Ныне финансы навязывают свою логику и правила прочим институциональным составляющим хозяйственной системы, которые в совокупности и образуют конкретную модель регуляции. Трудовые отношения, которые ещё в 1950-х гг. определяли модель экономического управления индустриальных обществ, к концу века оказались целиком зависимы от конъюнктуры финансовых рынков. В обществах контроля отношения найма более не имеют решающего значения: их роль сводится к учёту и регистрации в своих нормах правил и условий, которые навязываются финансами (см. [14]). И это, как подчёркивают французские регуляционисты, не просто итог чистой теории, но результат обусловленного исторической динамикой фактического «деклассирования» отношений найма.

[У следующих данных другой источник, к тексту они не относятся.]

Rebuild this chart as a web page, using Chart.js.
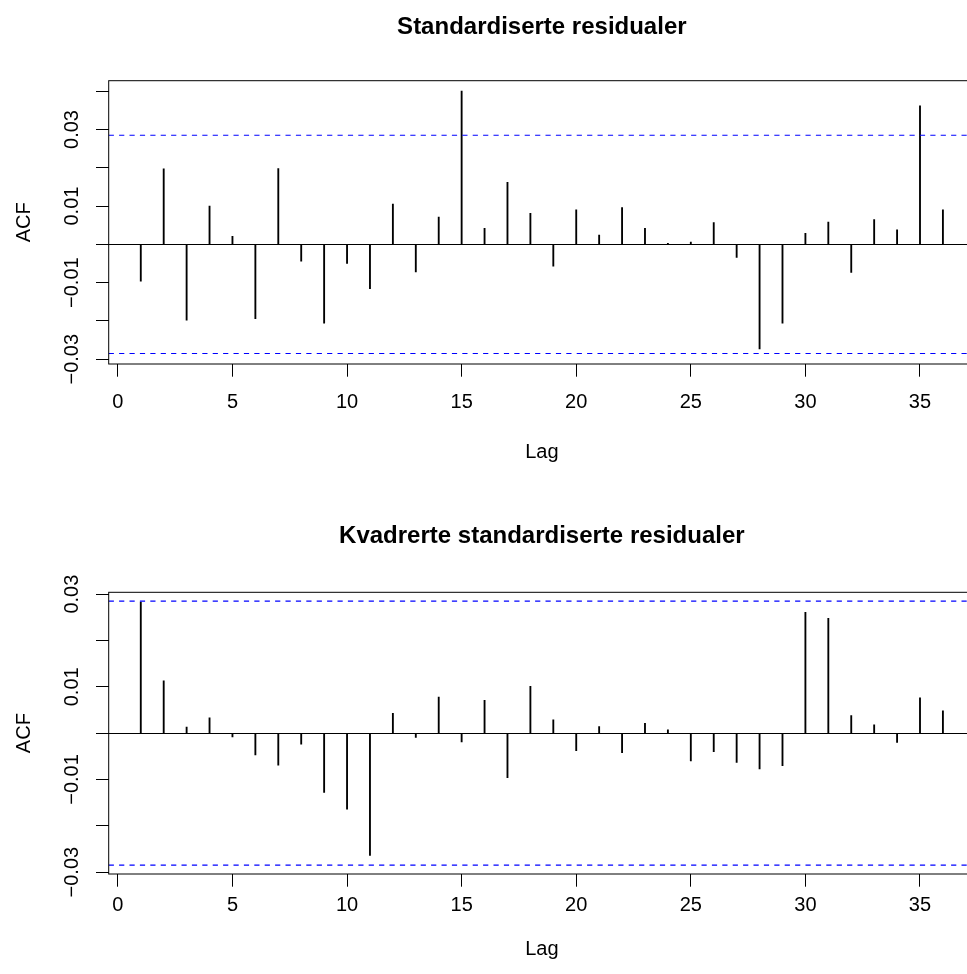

К. Маркс, исследуя закономерности движения фиктивного капитала, не исключал возможности подчинения производительного капитала логике движения финансовых инструментов. В этом случае реальное производство выступает всего лишь в качестве неизбежного посредника в процессе делания денег. Вместе с тем в обществах дисциплины капиталистическое производство, функционирование которого целиком определяется состоянием денежного рынка, объёмом и распределением финансовых потоков, при отсутствии влияния со стороны более развитых постиндустриальных обществ возможно лишь в конце периода экономического подъёма. В обществах же контроля укрепление финансовой доминанты происходит в условиях, когда фиктивная капитализация достигает гигантских масштабов, а фундаментальное экономическое предназначение финансового рынка подменяется собственными интересами финансовой сферы – интересами ничем не сдерживаемого роста капитала и стоимости финансовых инструментов. В условиях постиндустриального производства логика движения финансов определяет структуру всей экономической системы обществ контроля и обусловливает происходящие в ней изменения. В то же время в обществах дисциплины, прежде всего, в странах с транзитивной экономикой, – России, Беларуси, Украине, – экономические изменения по причине глобализации диктуются логикой движения финансового капитала постиндустриальных стран и потому могут приводить к катастрофическому недостатку финансирования реального сектора, высокой степени амортизации основных производственных средств, росту безработицы, деградации кадрового потенциала.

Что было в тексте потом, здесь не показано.